## What is required
Transcribe the listing in full, excluding any pictures.

## Dataset excerpt

____________

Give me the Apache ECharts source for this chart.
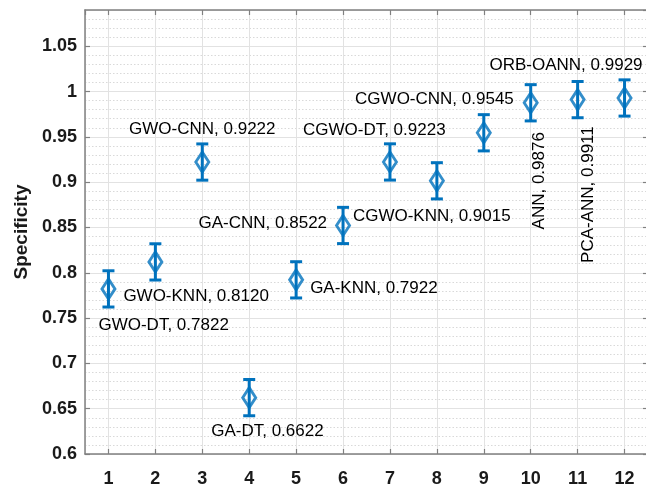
<!DOCTYPE html>
<html><head><meta charset="utf-8">
<script src="https://cdn.jsdelivr.net/npm/echarts@6/dist/echarts.min.js"></script>
<style>html,body{margin:0;padding:0;background:#fff}#c{width:646px;height:487px}</style>
</head><body><div id="c"></div>
<script>
// ---- data ----
const xPositions = [1, 2, 3, 4, 5, 6, 7, 8, 9, 10, 11, 12];
const methodNames = ['GWO-DT', 'GWO-KNN', 'GWO-CNN', 'GA-DT', 'GA-KNN', 'GA-CNN',
  'CGWO-DT', 'CGWO-KNN', 'CGWO-CNN', 'ANN', 'PCA-ANN', 'ORB-OANN'];
const specificity = [0.7822, 0.8120, 0.9222, 0.6622, 0.7922, 0.8522,
  0.9223, 0.9015, 0.9545, 0.9876, 0.9911, 0.9929];
const errorHalf = [0.02, 0.02, 0.02, 0.02, 0.02, 0.02, 0.02, 0.02, 0.02, 0.02, 0.02, 0.02];
const yTickMin = 0.6, yTickMax = 1.09, yTickStep = 0.05, yMinorStep = 0.01;
const xMin = 0.5, xMax = 12.5;

// ---- label placement (style only) ----
const labelLayout = [
  { align: 'left', offset: [-10, 36] },
  { align: 'left', offset: [-32, 34] },
  { align: 'center', offset: [0, -33] },
  { align: 'left', offset: [-38, 34] },
  { align: 'left', offset: [14, 8] },
  { align: 'right', offset: [-16, -2] },
  { align: 'left', offset: [-87, -32] },
  { align: 'left', offset: [-84, 36] },
  { align: 'right', offset: [30, -33] },
  { align: 'center', rotate: 90, offset: [-78, 9] },
  { align: 'center', rotate: 90, offset: [-95, 11] },
  { align: 'right', offset: [18, -33] }
];

const BLUE = '#0072BD';
const AXIS = '#808080';
const TXT = '#1a1a1a';
const FONT = '"Liberation Sans", Arial, Helvetica, sans-serif';

const chart = echarts.init(document.getElementById('c'), null, { renderer: 'canvas' });

const baseX = {
  type: 'value', min: xMin, max: xMax, splitNumber: 12
};
const option = {
  backgroundColor: '#fff',
  animation: false,
  grid: { left: 85, right: -2, top: 10, bottom: 33, outerBoundsMode: 'none', containLabel: false },
  xAxis: [
    Object.assign({}, baseX, {
      position: 'bottom',
      axisLine: { show: true, onZero: false, lineStyle: { color: AXIS, width: 1.5 } },
      axisTick: { show: true, inside: true, length: 5, lineStyle: { color: AXIS, width: 1.2 } },
      axisLabel: { showMinLabel: false, showMaxLabel: false, fontSize: 18, fontWeight: 'bold',
        color: TXT, margin: 16, fontFamily: FONT },
      splitLine: { show: true, lineStyle: { color: '#e2e2e2', width: 1 } }
    }),
    Object.assign({}, baseX, {
      position: 'top',
      axisLine: { show: true, onZero: false, lineStyle: { color: AXIS, width: 1.5 } },
      axisTick: { show: true, inside: true, length: 5, lineStyle: { color: AXIS, width: 1.2 } },
      axisLabel: { show: false },
      splitLine: { show: false }
    })
  ],
  yAxis: [
    {
      type: 'value', min: yTickMin, max: yTickMax, interval: yMinorStep, position: 'left',
      axisLine: { show: false }, axisTick: { show: false }, axisLabel: { show: false },
      splitLine: { show: true, lineStyle: { color: '#d9d9d9', width: 1, type: [1.5, 2] } }
    },
    {
      type: 'value', min: yTickMin, max: yTickMax, interval: yTickStep, position: 'left',
      name: 'Specificity', nameLocation: 'middle', nameGap: 48,
      nameTextStyle: { fontSize: 19, fontWeight: 'bold', color: TXT, fontFamily: FONT },
      axisLine: { show: true, onZero: false, lineStyle: { color: AXIS, width: 1.5 } },
      axisTick: { show: true, inside: true, length: 5, lineStyle: { color: AXIS, width: 1.2 } },
      axisLabel: { showMaxLabel: false, fontSize: 18, fontWeight: 'bold', color: TXT, fontFamily: FONT,
        margin: 8, formatter: v => String(+v.toFixed(2)) },
      splitLine: { show: true, lineStyle: { color: '#e2e2e2', width: 1 } }
    },
    {
      type: 'value', min: yTickMin, max: yTickMax, interval: yTickStep, position: 'right',
      axisLine: { show: true, onZero: false, lineStyle: { color: AXIS, width: 1.5 } },
      axisTick: { show: true, inside: true, length: 5, lineStyle: { color: AXIS, width: 1.2 } },
      axisLabel: { show: false }, splitLine: { show: false }
    }
  ],
  series: [
    {
      type: 'custom', xAxisIndex: 0, yAxisIndex: 1, z: 3,
      encode: { x: 0, y: [1, 2] },
      data: specificity.map((v, i) => [xPositions[i], v - errorHalf[i], v + errorHalf[i]]),
      renderItem: function (params, api) {
        const x = api.value(0);
        const lo = api.coord([x, api.value(1)]);
        const hi = api.coord([x, api.value(2)]);
        const cap = 6;
        const style = { stroke: BLUE, lineWidth: 3, fill: null };
        return {
          type: 'group', children: [
            { type: 'line', shape: { x1: lo[0], y1: lo[1], x2: hi[0], y2: hi[1] }, style: style },
            { type: 'line', shape: { x1: lo[0] - cap, y1: lo[1], x2: lo[0] + cap, y2: lo[1] }, style: style },
            { type: 'line', shape: { x1: hi[0] - cap, y1: hi[1], x2: hi[0] + cap, y2: hi[1] }, style: style }
          ]
        };
      }
    },
    {
      type: 'scatter', xAxisIndex: 0, yAxisIndex: 1, z: 4,
      symbol: 'diamond', symbolSize: [13, 20],
      itemStyle: { color: 'rgba(0,0,0,0)', borderColor: BLUE, borderWidth: 3 },
      emphasis: { disabled: true },
      data: specificity.map((v, i) => ({
        value: [xPositions[i], v],
        label: Object.assign({
          show: true, position: 'inside', verticalAlign: 'middle',
          fontSize: 17, color: '#000', opacity: 1, fontFamily: FONT, textBorderWidth: 0,
          formatter: methodNames[i] + ', ' + v.toFixed(4)
        }, labelLayout[i])
      }))
    }
  ]
};
chart.setOption(option);
</script></body></html>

____________

## Written answer
Give me the Apache ECharts source for this chart.
<!DOCTYPE html>
<html><head><meta charset="utf-8">
<script src="https://cdn.jsdelivr.net/npm/echarts@6/dist/echarts.min.js"></script>
<style>html,body{margin:0;padding:0;background:#fff}#c{width:646px;height:487px}</style>
</head><body><div id="c"></div>
<script>
// ---- data ----
const xPositions = [1, 2, 3, 4, 5, 6, 7, 8, 9, 10, 11, 12];
const methodNames = ['GWO-DT', 'GWO-KNN', 'GWO-CNN', 'GA-DT', 'GA-KNN', 'GA-CNN',
  'CGWO-DT', 'CGWO-KNN', 'CGWO-CNN', 'ANN', 'PCA-ANN', 'ORB-OANN'];
const specificity = [0.7822, 0.8120, 0.9222, 0.6622, 0.7922, 0.8522,
  0.9223, 0.9015, 0.9545, 0.9876, 0.9911, 0.9929];
const errorHalf = [0.02, 0.02, 0.02, 0.02, 0.02, 0.02, 0.02, 0.02, 0.02, 0.02, 0.02, 0.02];
const yTickMin = 0.6, yTickMax = 1.09, yTickStep = 0.05, yMinorStep = 0.01;
const xMin = 0.5, xMax = 12.5;

// ---- label placement (style only) ----
const labelLayout = [
  { align: 'left', offset: [-10, 36] },
  { align: 'left', offset: [-32, 34] },
  { align: 'center', offset: [0, -33] },
  { align: 'left', offset: [-38, 34] },
  { align: 'left', offset: [14, 8] },
  { align: 'right', offset: [-16, -2] },
  { align: 'left', offset: [-87, -32] },
  { align: 'left', offset: [-84, 36] },
  { align: 'right', offset: [30, -33] },
  { align: 'center', rotate: 90, offset: [-78, 9] },
  { align: 'center', rotate: 90, offset: [-95, 11] },
  { align: 'right', offset: [18, -33] }
];

const BLUE = '#0072BD';
const AXIS = '#808080';
const TXT = '#1a1a1a';
const FONT = '"Liberation Sans", Arial, Helvetica, sans-serif';

const chart = echarts.init(document.getElementById('c'), null, { renderer: 'canvas' });

const baseX = {
  type: 'value', min: xMin, max: xMax, splitNumber: 12
};
const option = {
  backgroundColor: '#fff',
  animation: false,
  grid: { left: 85, right: -2, top: 10, bottom: 33, outerBoundsMode: 'none', containLabel: false },
  xAxis: [
    Object.assign({}, baseX, {
      position: 'bottom',
      axisLine: { show: true, onZero: false, lineStyle: { color: AXIS, width: 1.5 } },
      axisTick: { show: true, inside: true, length: 5, lineStyle: { color: AXIS, width: 1.2 } },
      axisLabel: { showMinLabel: false, showMaxLabel: false, fontSize: 18, fontWeight: 'bold',
        color: TXT, margin: 16, fontFamily: FONT },
      splitLine: { show: true, lineStyle: { color: '#e2e2e2', width: 1 } }
    }),
    Object.assign({}, baseX, {
      position: 'top',
      axisLine: { show: true, onZero: false, lineStyle: { color: AXIS, width: 1.5 } },
      axisTick: { show: true, inside: true, length: 5, lineStyle: { color: AXIS, width: 1.2 } },
      axisLabel: { show: false },
      splitLine: { show: false }
    })
  ],
  yAxis: [
    {
      type: 'value', min: yTickMin, max: yTickMax, interval: yMinorStep, position: 'left',
      axisLine: { show: false }, axisTick: { show: false }, axisLabel: { show: false },
      splitLine: { show: true, lineStyle: { color: '#d9d9d9', width: 1, type: [1.5, 2] } }
    },
    {
      type: 'value', min: yTickMin, max: yTickMax, interval: yTickStep, position: 'left',
      name: 'Specificity', nameLocation: 'middle', nameGap: 48,
      nameTextStyle: { fontSize: 19, fontWeight: 'bold', color: TXT, fontFamily: FONT },
      axisLine: { show: true, onZero: false, lineStyle: { color: AXIS, width: 1.5 } },
      axisTick: { show: true, inside: true, length: 5, lineStyle: { color: AXIS, width: 1.2 } },
      axisLabel: { showMaxLabel: false, fontSize: 18, fontWeight: 'bold', color: TXT, fontFamily: FONT,
        margin: 8, formatter: v => String(+v.toFixed(2)) },
      splitLine: { show: true, lineStyle: { color: '#e2e2e2', width: 1 } }
    },
    {
      type: 'value', min: yTickMin, max: yTickMax, interval: yTickStep, position: 'right',
      axisLine: { show: true, onZero: false, lineStyle: { color: AXIS, width: 1.5 } },
      axisTick: { show: true, inside: true, length: 5, lineStyle: { color: AXIS, width: 1.2 } },
      axisLabel: { show: false }, splitLine: { show: false }
    }
  ],
  series: [
    {
      type: 'custom', xAxisIndex: 0, yAxisIndex: 1, z: 3,
      encode: { x: 0, y: [1, 2] },
      data: specificity.map((v, i) => [xPositions[i], v - errorHalf[i], v + errorHalf[i]]),
      renderItem: function (params, api) {
        const x = api.value(0);
        const lo = api.coord([x, api.value(1)]);
        const hi = api.coord([x, api.value(2)]);
        const cap = 6;
        const style = { stroke: BLUE, lineWidth: 3, fill: null };
        return {
          type: 'group', children: [
            { type: 'line', shape: { x1: lo[0], y1: lo[1], x2: hi[0], y2: hi[1] }, style: style },
            { type: 'line', shape: { x1: lo[0] - cap, y1: lo[1], x2: lo[0] + cap, y2: lo[1] }, style: style },
            { type: 'line', shape: { x1: hi[0] - cap, y1: hi[1], x2: hi[0] + cap, y2: hi[1] }, style: style }
          ]
        };
      }
    },
    {
      type: 'scatter', xAxisIndex: 0, yAxisIndex: 1, z: 4,
      symbol: 'diamond', symbolSize: [13, 20],
      itemStyle: { color: 'rgba(0,0,0,0)', borderColor: BLUE, borderWidth: 3 },
      emphasis: { disabled: true },
      data: specificity.map((v, i) => ({
        value: [xPositions[i], v],
        label: Object.assign({
          show: true, position: 'inside', verticalAlign: 'middle',
          fontSize: 17, color: '#000', opacity: 1, fontFamily: FONT, textBorderWidth: 0,
          formatter: methodNames[i] + ', ' + v.toFixed(4)
        }, labelLayout[i])
      }))
    }
  ]
};
chart.setOption(option);
</script></body></html>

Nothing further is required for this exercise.